## begin Available data
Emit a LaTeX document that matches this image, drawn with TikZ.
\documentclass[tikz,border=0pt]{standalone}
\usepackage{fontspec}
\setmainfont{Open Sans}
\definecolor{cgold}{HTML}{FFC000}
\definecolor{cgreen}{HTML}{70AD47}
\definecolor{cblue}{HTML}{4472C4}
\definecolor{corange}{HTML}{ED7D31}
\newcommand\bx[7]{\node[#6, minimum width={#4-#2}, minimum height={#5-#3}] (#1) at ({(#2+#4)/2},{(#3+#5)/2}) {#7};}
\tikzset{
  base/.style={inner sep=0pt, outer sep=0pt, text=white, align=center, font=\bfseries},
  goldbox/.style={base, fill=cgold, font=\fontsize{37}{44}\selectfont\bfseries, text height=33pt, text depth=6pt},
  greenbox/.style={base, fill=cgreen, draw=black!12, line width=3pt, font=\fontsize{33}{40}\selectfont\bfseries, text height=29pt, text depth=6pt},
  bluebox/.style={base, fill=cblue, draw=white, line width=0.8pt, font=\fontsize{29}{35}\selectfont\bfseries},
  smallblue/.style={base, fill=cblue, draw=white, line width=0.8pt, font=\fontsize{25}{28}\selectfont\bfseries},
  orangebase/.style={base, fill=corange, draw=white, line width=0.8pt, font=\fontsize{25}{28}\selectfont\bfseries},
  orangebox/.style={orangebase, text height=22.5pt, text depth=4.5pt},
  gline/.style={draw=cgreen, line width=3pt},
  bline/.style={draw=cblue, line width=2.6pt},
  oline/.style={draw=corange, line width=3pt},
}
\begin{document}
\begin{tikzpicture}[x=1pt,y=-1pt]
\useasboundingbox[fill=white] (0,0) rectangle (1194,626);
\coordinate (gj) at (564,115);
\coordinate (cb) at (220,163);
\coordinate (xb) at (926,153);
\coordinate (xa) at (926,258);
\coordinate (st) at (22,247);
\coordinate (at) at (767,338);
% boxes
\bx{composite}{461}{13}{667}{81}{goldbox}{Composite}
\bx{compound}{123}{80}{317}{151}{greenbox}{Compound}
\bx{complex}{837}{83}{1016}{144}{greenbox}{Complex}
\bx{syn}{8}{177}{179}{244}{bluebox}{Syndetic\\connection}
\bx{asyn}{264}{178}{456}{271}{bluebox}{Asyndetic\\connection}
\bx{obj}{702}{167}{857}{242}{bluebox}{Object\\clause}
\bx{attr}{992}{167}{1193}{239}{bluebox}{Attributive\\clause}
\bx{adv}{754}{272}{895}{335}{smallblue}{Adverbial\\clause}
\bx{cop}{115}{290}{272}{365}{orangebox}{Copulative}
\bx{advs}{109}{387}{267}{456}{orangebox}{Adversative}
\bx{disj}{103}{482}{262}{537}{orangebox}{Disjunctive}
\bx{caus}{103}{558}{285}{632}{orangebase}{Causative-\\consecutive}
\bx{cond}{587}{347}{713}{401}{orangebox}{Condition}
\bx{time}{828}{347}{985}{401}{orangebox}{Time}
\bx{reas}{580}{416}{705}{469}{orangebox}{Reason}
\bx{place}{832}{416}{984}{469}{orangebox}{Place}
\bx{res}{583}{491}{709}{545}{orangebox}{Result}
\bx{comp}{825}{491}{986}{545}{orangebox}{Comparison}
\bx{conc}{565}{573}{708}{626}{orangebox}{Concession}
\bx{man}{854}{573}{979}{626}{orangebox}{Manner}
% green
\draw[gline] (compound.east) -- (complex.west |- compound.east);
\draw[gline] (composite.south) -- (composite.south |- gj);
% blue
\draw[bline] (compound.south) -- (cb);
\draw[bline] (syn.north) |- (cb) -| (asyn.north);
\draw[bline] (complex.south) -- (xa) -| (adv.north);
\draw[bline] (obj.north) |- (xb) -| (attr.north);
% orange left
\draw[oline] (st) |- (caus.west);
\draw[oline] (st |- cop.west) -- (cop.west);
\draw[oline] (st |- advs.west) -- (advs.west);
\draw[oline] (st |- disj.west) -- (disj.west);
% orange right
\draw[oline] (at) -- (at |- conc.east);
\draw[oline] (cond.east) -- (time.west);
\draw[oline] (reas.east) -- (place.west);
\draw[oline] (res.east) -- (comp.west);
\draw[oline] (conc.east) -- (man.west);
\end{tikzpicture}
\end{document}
## end Available data
## begin Available data
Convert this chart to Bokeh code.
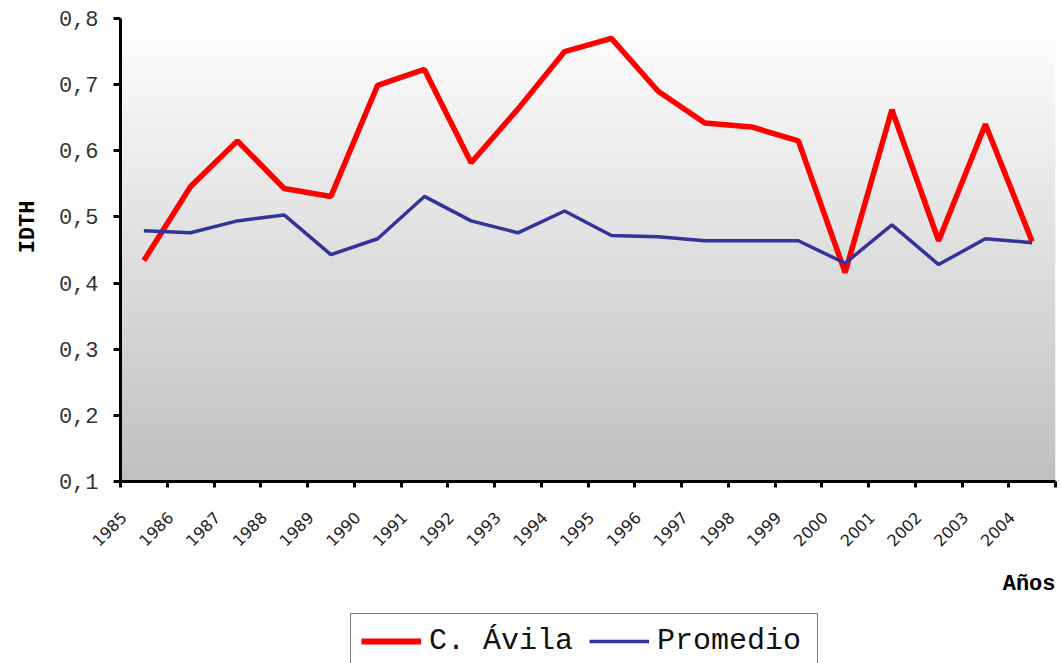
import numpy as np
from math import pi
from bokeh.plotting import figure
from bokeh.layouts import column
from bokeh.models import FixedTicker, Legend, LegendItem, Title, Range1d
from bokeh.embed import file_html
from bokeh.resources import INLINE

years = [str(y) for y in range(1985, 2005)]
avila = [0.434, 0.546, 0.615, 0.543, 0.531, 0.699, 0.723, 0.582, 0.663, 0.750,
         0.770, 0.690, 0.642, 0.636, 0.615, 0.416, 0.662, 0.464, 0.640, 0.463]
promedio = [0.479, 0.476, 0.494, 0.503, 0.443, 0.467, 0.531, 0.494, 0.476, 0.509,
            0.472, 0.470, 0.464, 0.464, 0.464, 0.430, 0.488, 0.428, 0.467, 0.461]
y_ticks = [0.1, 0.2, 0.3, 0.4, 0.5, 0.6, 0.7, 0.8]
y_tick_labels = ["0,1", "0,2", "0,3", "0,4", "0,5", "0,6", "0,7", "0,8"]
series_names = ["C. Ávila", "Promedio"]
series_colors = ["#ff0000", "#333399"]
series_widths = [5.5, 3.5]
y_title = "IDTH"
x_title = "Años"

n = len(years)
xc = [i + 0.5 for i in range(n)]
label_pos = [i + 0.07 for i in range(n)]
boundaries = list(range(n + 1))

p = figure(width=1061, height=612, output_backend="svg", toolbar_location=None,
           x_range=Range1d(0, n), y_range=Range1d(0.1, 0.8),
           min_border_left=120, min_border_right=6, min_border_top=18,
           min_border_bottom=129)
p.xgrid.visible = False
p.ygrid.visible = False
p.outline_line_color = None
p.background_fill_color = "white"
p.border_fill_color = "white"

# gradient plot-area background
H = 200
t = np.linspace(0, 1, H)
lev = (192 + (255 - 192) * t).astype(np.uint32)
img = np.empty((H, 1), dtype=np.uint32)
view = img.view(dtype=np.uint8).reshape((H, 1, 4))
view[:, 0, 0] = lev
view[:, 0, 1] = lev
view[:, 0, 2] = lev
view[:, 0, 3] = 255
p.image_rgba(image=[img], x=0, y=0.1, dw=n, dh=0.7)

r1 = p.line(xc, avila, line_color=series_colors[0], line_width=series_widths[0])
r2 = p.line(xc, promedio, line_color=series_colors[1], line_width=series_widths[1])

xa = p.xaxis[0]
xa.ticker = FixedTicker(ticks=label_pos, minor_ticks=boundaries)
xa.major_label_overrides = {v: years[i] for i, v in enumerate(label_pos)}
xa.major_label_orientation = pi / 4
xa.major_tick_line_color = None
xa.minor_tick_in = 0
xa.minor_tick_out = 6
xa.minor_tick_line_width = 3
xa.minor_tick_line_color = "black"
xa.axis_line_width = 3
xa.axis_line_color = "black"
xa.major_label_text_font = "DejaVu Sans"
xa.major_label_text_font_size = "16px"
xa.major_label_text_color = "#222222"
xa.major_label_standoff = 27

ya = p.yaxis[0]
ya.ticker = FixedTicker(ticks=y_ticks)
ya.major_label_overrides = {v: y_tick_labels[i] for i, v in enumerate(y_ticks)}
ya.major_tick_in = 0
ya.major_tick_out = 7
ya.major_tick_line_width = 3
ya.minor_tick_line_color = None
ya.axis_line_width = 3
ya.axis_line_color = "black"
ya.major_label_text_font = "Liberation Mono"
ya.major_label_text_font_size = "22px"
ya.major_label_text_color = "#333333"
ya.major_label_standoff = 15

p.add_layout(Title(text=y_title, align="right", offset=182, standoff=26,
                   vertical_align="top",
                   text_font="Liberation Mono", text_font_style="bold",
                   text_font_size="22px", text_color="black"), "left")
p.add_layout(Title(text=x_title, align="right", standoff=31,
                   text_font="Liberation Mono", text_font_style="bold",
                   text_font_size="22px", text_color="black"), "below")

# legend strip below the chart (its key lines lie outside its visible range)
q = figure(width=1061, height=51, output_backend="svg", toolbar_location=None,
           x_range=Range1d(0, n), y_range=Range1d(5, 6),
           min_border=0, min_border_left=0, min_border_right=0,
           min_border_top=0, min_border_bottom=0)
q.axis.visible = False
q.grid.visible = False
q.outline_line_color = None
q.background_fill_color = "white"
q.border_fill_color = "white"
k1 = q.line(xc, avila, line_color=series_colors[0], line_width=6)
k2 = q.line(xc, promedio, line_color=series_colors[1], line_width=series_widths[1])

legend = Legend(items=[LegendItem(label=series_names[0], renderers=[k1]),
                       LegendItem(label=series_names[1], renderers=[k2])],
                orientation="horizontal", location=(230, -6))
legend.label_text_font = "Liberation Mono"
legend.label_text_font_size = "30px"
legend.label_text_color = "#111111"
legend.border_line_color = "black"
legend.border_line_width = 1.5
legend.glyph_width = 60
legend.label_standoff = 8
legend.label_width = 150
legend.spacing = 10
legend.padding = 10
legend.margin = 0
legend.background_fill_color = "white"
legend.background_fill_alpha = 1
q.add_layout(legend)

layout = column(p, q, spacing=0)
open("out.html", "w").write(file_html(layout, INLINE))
## end Available data
◆ Task goal: Can you give again only the lines between the one containing "Convert this chart to Bokeh code." and the one containing "from bokeh.resources import INLINE", counting both, exactly as they appear and without any pictures?

◆ Reply:
Convert this chart to Bokeh code.
import numpy as np
from math import pi
from bokeh.plotting import figure
from bokeh.layouts import column
from bokeh.models import FixedTicker, Legend, LegendItem, Title, Range1d
from bokeh.embed import file_html
from bokeh.resources import INLINE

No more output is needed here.